The brand’s unethical but the clothes are cute. The company exploits workers but the coffee’s too good. The app funds harm but it’s just so convenient. Suddenly there’s nuance. Suddenly it’s complicated. Suddenly one person not buying doesn’t matter anyway. Those little exceptions are where principles go to die.

You’ll see people write long threads about injustice, then quietly keep shopping at the same places they just criticized. They’ll publicly call out corporations and privately excuse themselves. They’ll say there’s no ethical consumption under capitalism and use that as a reason to never change their own behavior at all.

When Preference Is Really Dependency

A lot of what we call preference is actually attachment. If we are really honest, it might even be addiction. We’re hooked on the familiarity, the dopamine, the way certain brands fit into our identity. The outrage is real, but so is the craving.

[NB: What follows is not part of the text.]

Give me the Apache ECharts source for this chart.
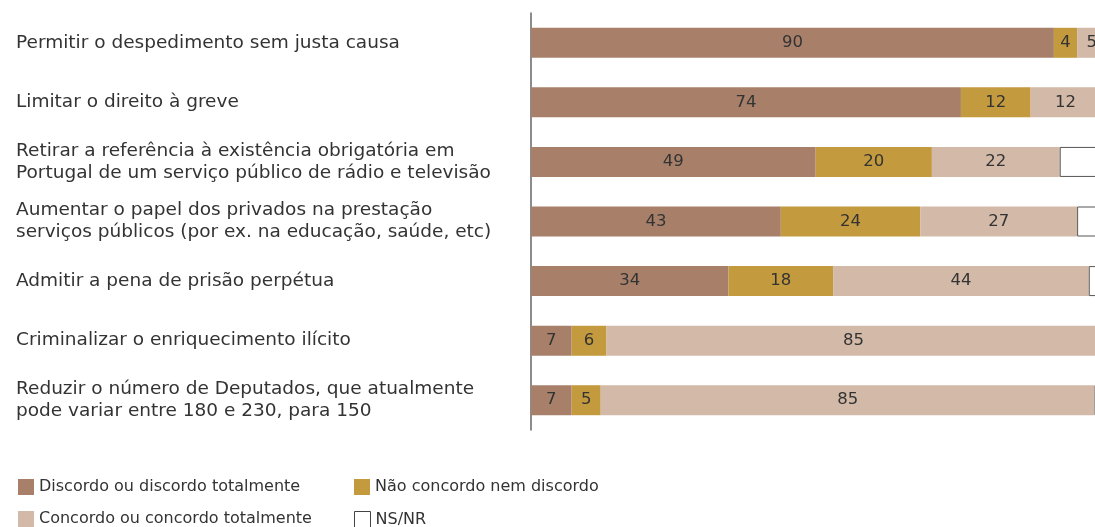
<!DOCTYPE html>
<html>
<head>
<meta charset="utf-8">
<script src="https://cdn.jsdelivr.net/npm/echarts@6/dist/echarts.min.js"></script>
<style>
  html, body { margin: 0; padding: 0; background: #fff; overflow: hidden; }
  #chart { width: 1112px; height: 527px; }
</style>
</head>
<body>
<div id="chart"></div>
<script>
// proposals, top to bottom
const categories = [
  'Permitir o despedimento sem justa causa',
  'Limitar o direito à greve',
  'Retirar a referência à existência obrigatória em\nPortugal de um serviço público de rádio e televisão',
  'Aumentar o papel dos privados na prestação\nserviços públicos (por ex. na educação, saúde, etc)',
  'Admitir a pena de prisão perpétua',
  'Criminalizar o enriquecimento ilícito',
  'Reduzir o número de Deputados, que atualmente\npode variar entre 180 e 230, para 150'
];
const discordo = [90, 74, 49, 43, 34, 7, 7];
const neutro = [4, 12, 20, 24, 18, 6, 5];
const concordo = [5, 12, 22, 27, 44, 85, 85];
const nsnr = [1, 2, 9, 6, 4, 2, 3];

const names = ['Discordo ou discordo totalmente', 'Não concordo nem discordo',
  'Concordo ou concordo totalmente', 'NS/NR'];
const colors = ['#a8806a', '#c39a3e', '#d3b9a7', '#ffffff'];
const FONT = 'DejaVu Sans';

const chart = echarts.init(document.getElementById('chart'));

function mkSeries(i, values) {
  return {
    name: names[i],
    type: 'bar',
    stack: 'total',
    barWidth: 30,
    data: values,
    itemStyle: i === 3
      ? { color: '#fff', borderColor: '#555', borderWidth: 1 }
      : { color: colors[i] },
    label: {
      show: i !== 3,
      color: '#333',
      fontSize: 16.5,
      fontFamily: FONT
    },
    emphasis: { disabled: true }
  };
}

// one legend per entry so the 2x2 grid sits where the original puts it
const legendPos = [[18, 479], [354, 479], [18, 511], [354, 511]];
const legends = names.map((n, i) => ({
  data: [n],
  left: legendPos[i][0], top: legendPos[i][1],
  padding: 0,
  itemWidth: 16, itemHeight: 16,
  icon: 'rect',
  itemStyle: i === 3 ? { borderColor: '#444', borderWidth: 1 } : {},
  textStyle: { color: '#333', fontSize: 16, fontFamily: FONT }
}));

chart.setOption({
  animation: false,
  grid: { left: 531, right: 0, top: 13, bottom: 97 },
  legend: legends,
  xAxis: {
    type: 'value', min: 0, max: 100,
    show: false
  },
  yAxis: {
    type: 'category',
    inverse: true,
    data: categories,
    axisLine: { show: true, lineStyle: { color: '#666', width: 1.5 } },
    axisTick: { show: false },
    axisLabel: {
      align: 'left',
      margin: 515,
      color: '#333',
      fontSize: 18.5,
      lineHeight: 22,
      fontFamily: FONT
    }
  },
  series: [
    mkSeries(0, discordo),
    mkSeries(1, neutro),
    mkSeries(2, concordo),
    mkSeries(3, nsnr)
  ]
});
</script>
</body>
</html>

That’s why these conversations get uncomfortable fast. Asking people to vote with their dollar feels personal because it is personal. It messes with routine. It challenges identity. It forces us to look at habits we’d rather not interrogate.

But just because something looks trendy or polished or socially acceptable doesn’t mean it isn’t a dependency.

Real Principles Aren’t Convenient

If your values never cost you anything, they’re probably just vibes.

Real principles ask you to give something up. Sometimes it’s money. Sometimes it’s convenience. Sometimes it’s pleasure or status or access. That doesn’t mean anyone has to be perfect. It does mean being honest.

It’s okay to admit that giving something up is hard. What rings hollow is pretending to stand for something while consistently funding the opposite. Truly ethical consumerism (if there’s even such a thing,) isn’t about purity. It’s about intention. It’s about closing the gap between what you say you care about and what you’re willing to support.

If Everyone Passes, Nothing Changes

Change doesn’t only come from governments and corporations. It comes from collective pressure. From brand boycotts. From people deciding certain profits aren’t worth the cost anymore.

One person opting out won’t topple an empire. Millions of people making aligned choices absolutely can.

So the real question isn’t whether you have principles. Most people do.

The real question is what those principles are worth when they ask you to give something up.

Because values that only exist when they’re convenient aren’t values at all. They’re accessories.

And accessories are always the first thing people drop when things get uncomfortable.